Pourquoi sont-ce surtout des Canadiennes qui ont excellé à ces Jeux? Je risque un explication. Au Canada, filles et garçons sont presque traités sur le même pied, du moins dans l'accès à la pratique des sports. C'est loin d'être le cas en Europe, en Italie notamment. Et alors? me direz-vous. Et alors, dans les sports de tradition, les Canadiennes rencontrent une moins vaste opposition sur la scène internationale que les garçons. C'est clair au ski de fond, notamment. Et au patinage longue piste.

La chose est délicate à souligner, mais rappelez-vous que c'est la joueuse de hockey Danielle Goyette qui portait le drapeau du Canada à la cérémonie d'ouverture. Une femme. Pas n'importe quelle femme. Et, qui plus est, une femme de 40 ans. Il faut y voir l'illustration de l'ouverture canadienne.
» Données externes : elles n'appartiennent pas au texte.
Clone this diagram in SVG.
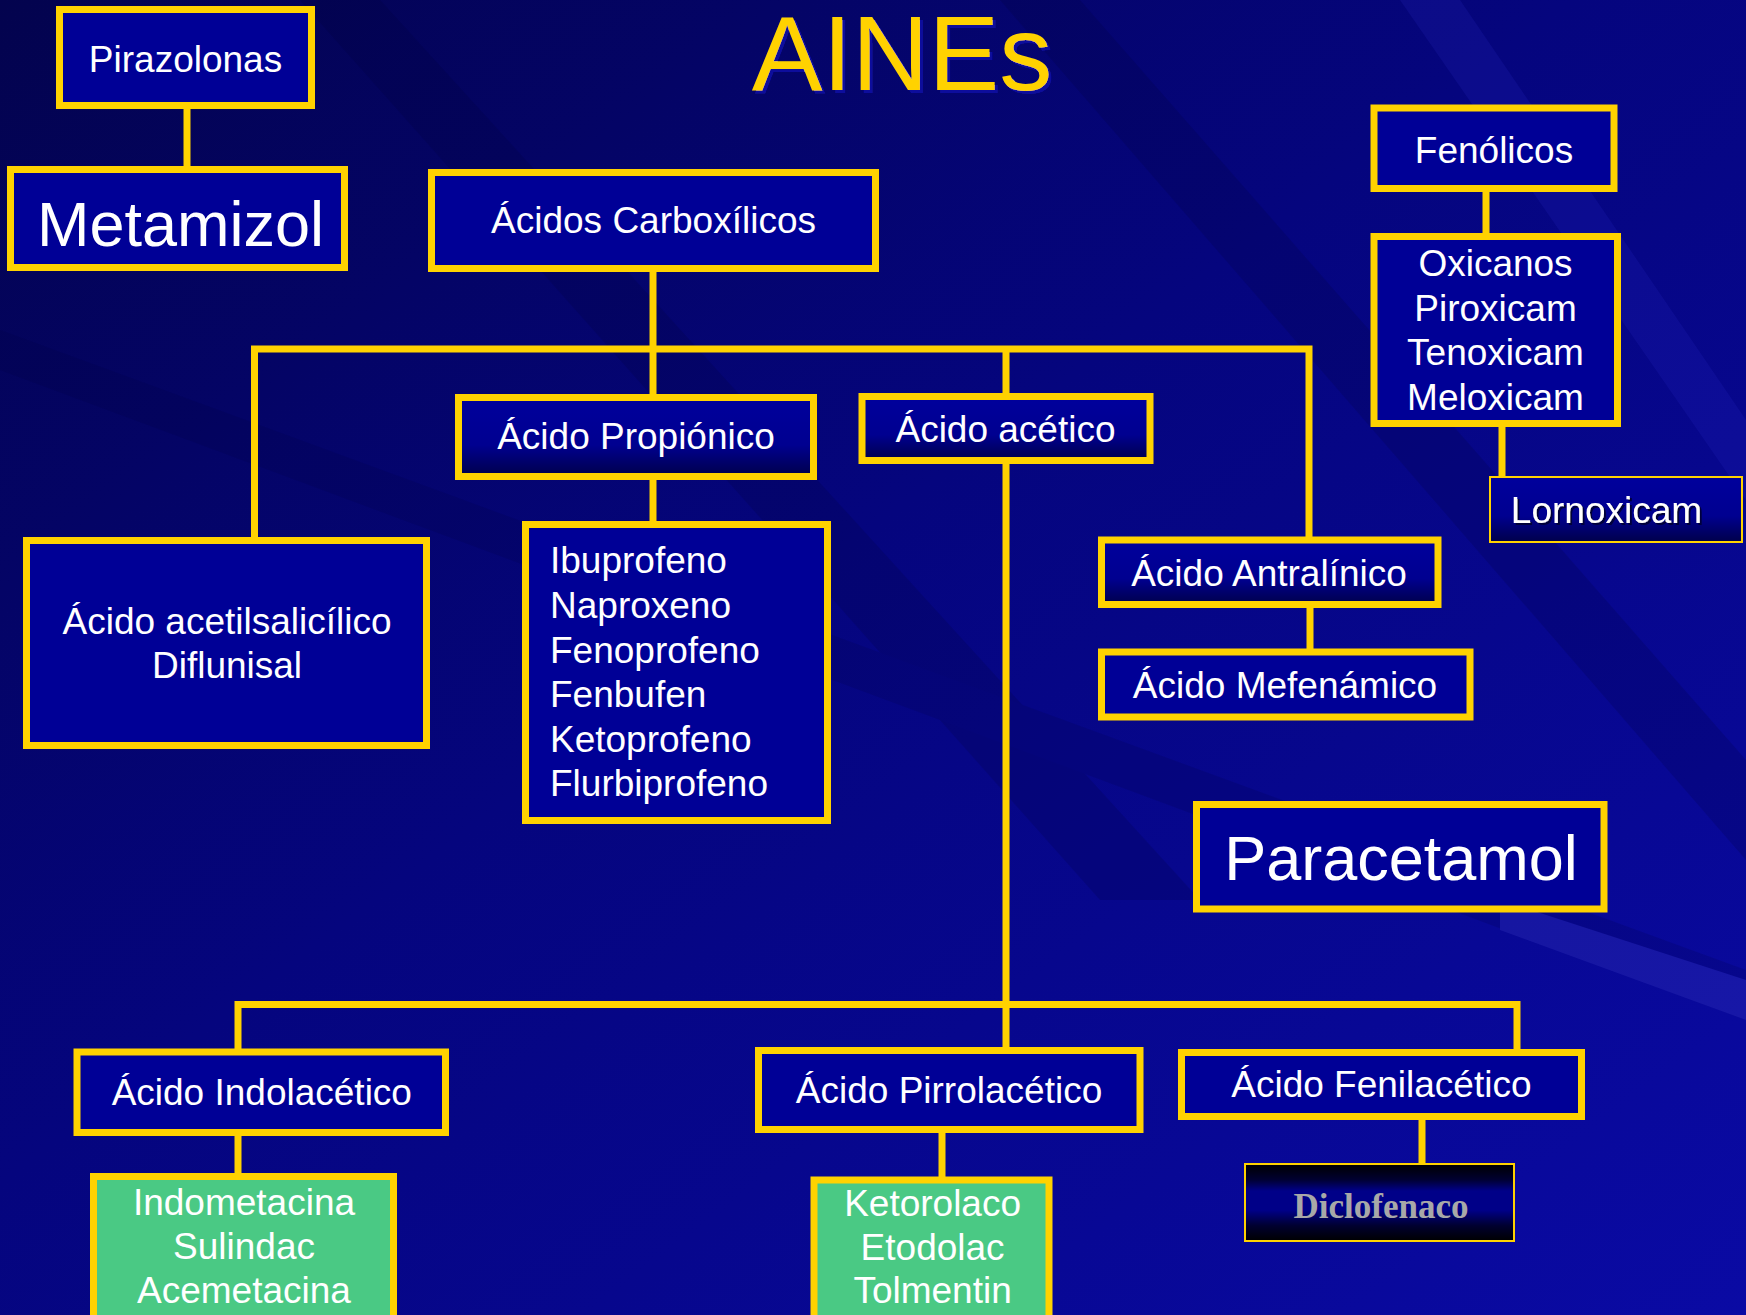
<svg xmlns="http://www.w3.org/2000/svg" width="1746" height="1315" viewBox="0 0 1746 1315">
<defs>
<linearGradient id="bg" x1="0" y1="0" x2="1" y2="1">
<stop offset="0" stop-color="#03034E"/>
<stop offset="0.45" stop-color="#05057E"/>
<stop offset="1" stop-color="#0A0AA4"/>
</linearGradient>
<linearGradient id="shade" x1="0" y1="0" x2="0" y2="1">
<stop offset="0" stop-color="#00009C"/>
<stop offset="0.6" stop-color="#000090"/>
<stop offset="1" stop-color="#00004A"/>
</linearGradient>
<linearGradient id="dic" x1="0" y1="0" x2="0" y2="1">
<stop offset="0" stop-color="#000000"/>
<stop offset="0.2" stop-color="#000030"/>
<stop offset="0.35" stop-color="#000088"/>
<stop offset="0.6" stop-color="#000088"/>
<stop offset="0.8" stop-color="#000030"/>
<stop offset="1" stop-color="#000000"/>
</linearGradient>
<filter id="ds" x="-5%" y="-5%" width="115%" height="120%">
<feDropShadow dx="3" dy="3" stdDeviation="0" flood-color="#0A0A9C" flood-opacity="1"/>
</filter>
<filter id="ds2" x="-5%" y="-5%" width="115%" height="120%">
<feDropShadow dx="2" dy="2" stdDeviation="0" flood-color="#00003A" flood-opacity="1"/>
</filter>
<style>
.box{fill:#000096;stroke:#FFD200;stroke-width:7}
.sh{fill:url(#shade);stroke:#FFD200;stroke-width:7}
.thin{stroke:#FFD200;stroke-width:2}
.green{fill:#4AC984;stroke:#FFD200;stroke-width:7}
.t{font-family:"Liberation Sans",Arial,sans-serif;font-size:37px;fill:#FFFFFF;text-anchor:middle}
.l{text-anchor:start}
.big{font-size:63px}
.con{stroke:#FFD200;stroke-width:7;fill:none}
</style>
</defs>
<rect width="1746" height="1315" fill="url(#bg)"/>
<g opacity="0.16">
<polygon points="1000,0 1080,0 1746,760 1746,860" fill="#000030"/>
<polygon points="300,0 380,0 1200,900 1100,900" fill="#000030"/>
<polygon points="0,330 0,370 1746,1020 1746,970" fill="#000040"/>
<polygon points="1400,0 1460,0 1746,420 1746,500" fill="#3030D0"/>
<polygon points="1500,900 1746,980 1746,1020 1500,930" fill="#6060E0"/>
</g>
<text x="902" y="90" font-family="'Liberation Sans',Arial,sans-serif" font-size="106" fill="#FFD200" text-anchor="middle" filter="url(#ds)">AINEs</text>
<g id="connectors">
<line class="con" x1="187" y1="109" x2="187" y2="166"/>
<line class="con" x1="653" y1="272" x2="653" y2="394"/>
<polyline class="con" points="254.5,537 254.5,349 1309,349 1309,537"/>
<line class="con" x1="1006" y1="349" x2="1006" y2="393"/>
<line class="con" x1="653" y1="480" x2="653" y2="521"/>
<line class="con" x1="1486" y1="192" x2="1486" y2="233"/>
<line class="con" x1="1502" y1="427" x2="1502" y2="476"/>
<line class="con" x1="1310" y1="608" x2="1310" y2="649"/>
<line class="con" x1="1006" y1="464" x2="1006" y2="1056"/>
<polyline class="con" points="238,1049 238,1004.5 1517,1004.5 1517,1049"/>
<line class="con" x1="238" y1="1136" x2="238" y2="1173"/>
<line class="con" x1="942" y1="1133" x2="942" y2="1177"/>
<line class="con" x1="1422" y1="1120" x2="1422" y2="1163"/>
</g>
<g id="pirazolonas"><rect class="box" x="59.5" y="9.5" width="252" height="96"/><text class="t" x="185.5" y="72">Pirazolonas</text></g>
<g id="metamizol"><rect class="box" x="10.5" y="169.5" width="334" height="98"/><text class="t big" x="180.5" y="246">Metamizol</text></g>
<g id="carboxilicos"><rect class="box" x="431.5" y="172.5" width="444" height="96"/><text class="t" x="653.5" y="233">Ácidos Carboxílicos</text></g>
<g id="aspirina"><rect class="box" x="26.5" y="540.5" width="400" height="205"/><text class="t" x="227" y="634">Ácido acetilsalicílico</text><text class="t" x="227" y="678">Diflunisal</text></g>
<g id="propionico"><rect class="sh" x="458.5" y="397.5" width="355" height="79"/><text class="t" x="636" y="449">Ácido Propiónico</text></g>
<g id="propionicos-lista"><rect class="box" x="525.5" y="524.5" width="302" height="296"/>
<text class="t l" x="550" y="573">Ibuprofeno</text>
<text class="t l" x="550" y="618">Naproxeno</text>
<text class="t l" x="550" y="662.5">Fenoprofeno</text>
<text class="t l" x="550" y="707">Fenbufen</text>
<text class="t l" x="550" y="752">Ketoprofeno</text>
<text class="t l" x="550" y="796">Flurbiprofeno</text></g>
<g id="acetico"><rect class="sh" x="862" y="396.5" width="288" height="64"/><text class="t" x="1005.5" y="442">Ácido acético</text></g>
<g id="fenolicos"><rect class="box" x="1374" y="108" width="240" height="80.5"/><text class="t" x="1494" y="162.5">Fenólicos</text></g>
<g id="oxicanos"><rect class="box" x="1374" y="236.5" width="243.5" height="187"/>
<text class="t" x="1495.5" y="276">Oxicanos</text>
<text class="t" x="1495.5" y="320.7">Piroxicam</text>
<text class="t" x="1495.5" y="365.4">Tenoxicam</text>
<text class="t" x="1495.5" y="410">Meloxicam</text></g>
<g id="lornoxicam"><rect class="thin" fill="url(#shade)" x="1490" y="477" width="252" height="65"/><text class="t" x="1606.5" y="523" filter="url(#ds2)">Lornoxicam</text></g>
<g id="antralinico"><rect class="sh" x="1101.5" y="540" width="336.5" height="64.5"/><text class="t" x="1269" y="585.7">Ácido Antralínico</text></g>
<g id="mefenamico"><rect class="box" x="1101.5" y="652" width="368.5" height="65"/><text class="t" x="1285" y="697.7">Ácido Mefenámico</text></g>
<g id="paracetamol"><rect class="box" x="1196.5" y="804.5" width="407.5" height="104.5"/><text class="t big" x="1401" y="880">Paracetamol</text></g>
<g id="indolacetico"><rect class="box" x="77" y="1052" width="368.5" height="80.5"/><text class="t" x="261.8" y="1105">Ácido Indolacético</text></g>
<g id="indol-lista"><rect class="green" x="93.5" y="1176.5" width="300" height="150"/>
<text class="t" x="244" y="1215">Indometacina</text>
<text class="t" x="244" y="1259">Sulindac</text>
<text class="t" x="244" y="1303">Acemetacina</text></g>
<g id="pirrolacetico"><rect class="box" x="758.5" y="1050.5" width="381.5" height="79"/><text class="t" x="949" y="1103">Ácido Pirrolacético</text></g>
<g id="pirrol-lista"><rect class="green" x="814" y="1180" width="235" height="150"/>
<text class="t" x="932.6" y="1215.7">Ketorolaco</text>
<text class="t" x="932.6" y="1260">Etodolac</text>
<text class="t" x="932.6" y="1303">Tolmentin</text></g>
<g id="fenilacetico"><rect class="box" x="1181.5" y="1052.5" width="400" height="64"/><text class="t" x="1381.4" y="1097">Ácido Fenilacético</text></g>
<g id="diclofenaco"><rect class="thin" fill="url(#dic)" x="1245" y="1164" width="269" height="77"/><text x="1381" y="1218" font-family="'Liberation Serif','Times New Roman',serif" font-weight="bold" font-size="35" fill="#A8A8A8" text-anchor="middle">Diclofenaco</text></g>
</svg>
LE COUP DE COEUR -La civilité des Turinois. Pour une ville qui, une semaine avant la cérémonie d'ouverture, avait l'air de se contrefoutre des Jeux, Turin a bien fait ça, il me semble. Peut-être pas avec la passione dont se réclamait son slogan, mais avec gentillesse. Avec une curiosité et un appétit pour le porte-clefs olympique- des files interminables aux portes des superstores olympiques- qui n'est pas sans rappeler l'indéfectible affection des Québécois pour les bébelles qui font guéling-guélang.

LE COUP DE COEUR (BIS) -Le printemps, ce dimanche matin. J'ai escaladé le Monte dei Cappuccini debout sur les pédales de mon vélo de fille, cela avait l'air des randonnées qu'on fait chez nous fin avril, la première fois qu'on se risque avec des cuissards courts. Ces fatigants chez nous qui opposent leur cher blizzard au soleil de Floride. Nonos, pas la Floride, Turin. On ne t'a pas dit Hawaii, on te parle d'un monsieur qui promène son chien en bras de chemise, de la marchande de fleurs qui nettoie son bout de trottoir à grande eau, de la marchande de journaux de bonne humeur, on te parle de rameurs sur le Po. On te parle d'une météo civilisée, un 26 février.